**PROBLEM TO SOLVE**
Retype each line exactly. Skip images.
(begin)
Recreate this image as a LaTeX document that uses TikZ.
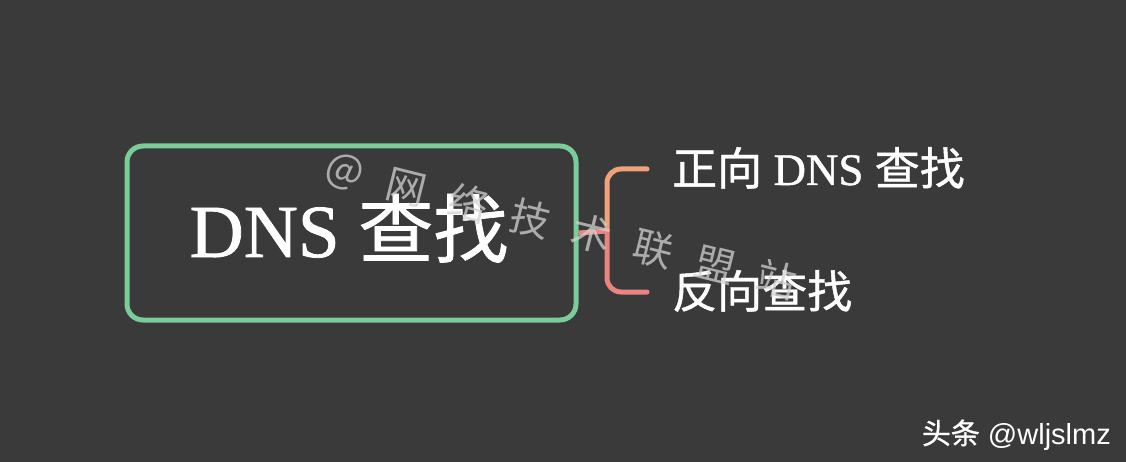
\documentclass[tikz,border=0pt]{standalone}
\usepackage{fontspec}
\setmainfont{Liberation Serif}[FakeBold=1]
\setsansfont{Liberation Sans}
\newfontfamily\cjk{Noto Sans CJK SC}[FakeBold=1]
\newfontfamily\cjkplain{Noto Sans CJK SC}
\usetikzlibrary{calc}

\definecolor{bgdark}{RGB}{58,58,58}
\definecolor{rootgreen}{RGB}{122,204,152}
\definecolor{brktop}{RGB}{240,162,120}
\definecolor{brkbot}{RGB}{234,132,128}
\definecolor{markgray}{RGB}{210,210,210}

\tikzset{
  rootbox/.style={draw=rootgreen,line width=5pt,rounded corners=16pt,
    minimum width=449pt,minimum height=174pt,inner sep=0pt},
  leaf/.style={anchor=base west,text=white,inner sep=0pt,font=\fontsize{45}{50}\selectfont},
  wmark/.style={text=markgray,opacity=.75,rotate=-14,inner sep=0pt,
    font=\cjkplain\fontsize{40}{42}\selectfont},
}

\begin{document}
\begin{tikzpicture}[x=1pt,y=-1pt]
\fill[bgdark] (0,0) rectangle (1126,462);
\useasboundingbox (0,0) rectangle (1126,462);

% main topic
\node[rootbox] (root) at (351.5,233) {};
\node[anchor=base,text=white,inner sep=0pt,font=\fontsize{75}{80}\selectfont]
  (title) at (349,257) {DNS {\cjk 查找}};

% sub topics
\node[leaf] (fwd) at (672,185) {{\cjk 正向} DNS {\cjk 查找}};
\node[leaf] (rev) at (672,308) {\cjk 反向查找};

% bracket
\coordinate (fork) at (607,231);
\coordinate (armtop) at (647,169);
\coordinate (armbot) at (647,292);
\draw[brkbot,line width=5pt] (root.east) -- (fork);
\draw[brktop,line width=5pt,line cap=round,rounded corners=14pt]
  (armtop) -| (fork);
\draw[brkbot,line width=5pt,line cap=round,rounded corners=14pt]
  (fork) |- (armbot);

% watermark
\coordinate (wm0) at (345,172);
\foreach \c [count=\i from 0] in {@,网,络,技,术,联,盟,站}
  \node[wmark] (wm\i) at ($(wm0)+(\i*61.7,\i*15.4)$) {\c};

% credit
\node[anchor=base east,text=white,inner sep=0pt,font=\sffamily\fontsize{29}{31}\selectfont]
  (credit) at (1111,444) {{\cjk 头条} @wljslmz};
\end{tikzpicture}
\end{document}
(end)
**REPLY**
Recreate this image as a LaTeX document that uses TikZ.
\documentclass[tikz,border=0pt]{standalone}
\usepackage{fontspec}
\setmainfont{Liberation Serif}[FakeBold=1]
\setsansfont{Liberation Sans}
\newfontfamily\cjk{Noto Sans CJK SC}[FakeBold=1]
\newfontfamily\cjkplain{Noto Sans CJK SC}
\usetikzlibrary{calc}

\definecolor{bgdark}{RGB}{58,58,58}
\definecolor{rootgreen}{RGB}{122,204,152}
\definecolor{brktop}{RGB}{240,162,120}
\definecolor{brkbot}{RGB}{234,132,128}
\definecolor{markgray}{RGB}{210,210,210}

\tikzset{
  rootbox/.style={draw=rootgreen,line width=5pt,rounded corners=16pt,
    minimum width=449pt,minimum height=174pt,inner sep=0pt},
  leaf/.style={anchor=base west,text=white,inner sep=0pt,font=\fontsize{45}{50}\selectfont},
  wmark/.style={text=markgray,opacity=.75,rotate=-14,inner sep=0pt,
    font=\cjkplain\fontsize{40}{42}\selectfont},
}

\begin{document}
\begin{tikzpicture}[x=1pt,y=-1pt]
\fill[bgdark] (0,0) rectangle (1126,462);
\useasboundingbox (0,0) rectangle (1126,462);

% main topic
\node[rootbox] (root) at (351.5,233) {};
\node[anchor=base,text=white,inner sep=0pt,font=\fontsize{75}{80}\selectfont]
  (title) at (349,257) {DNS {\cjk 查找}};

% sub topics
\node[leaf] (fwd) at (672,185) {{\cjk 正向} DNS {\cjk 查找}};
\node[leaf] (rev) at (672,308) {\cjk 反向查找};

% bracket
\coordinate (fork) at (607,231);
\coordinate (armtop) at (647,169);
\coordinate (armbot) at (647,292);
\draw[brkbot,line width=5pt] (root.east) -- (fork);
\draw[brktop,line width=5pt,line cap=round,rounded corners=14pt]
  (armtop) -| (fork);
\draw[brkbot,line width=5pt,line cap=round,rounded corners=14pt]
  (fork) |- (armbot);

% watermark
\coordinate (wm0) at (345,172);
\foreach \c [count=\i from 0] in {@,网,络,技,术,联,盟,站}
  \node[wmark] (wm\i) at ($(wm0)+(\i*61.7,\i*15.4)$) {\c};

% credit
\node[anchor=base east,text=white,inner sep=0pt,font=\sffamily\fontsize{29}{31}\selectfont]
  (credit) at (1111,444) {{\cjk 头条} @wljslmz};
\end{tikzpicture}
\end{document}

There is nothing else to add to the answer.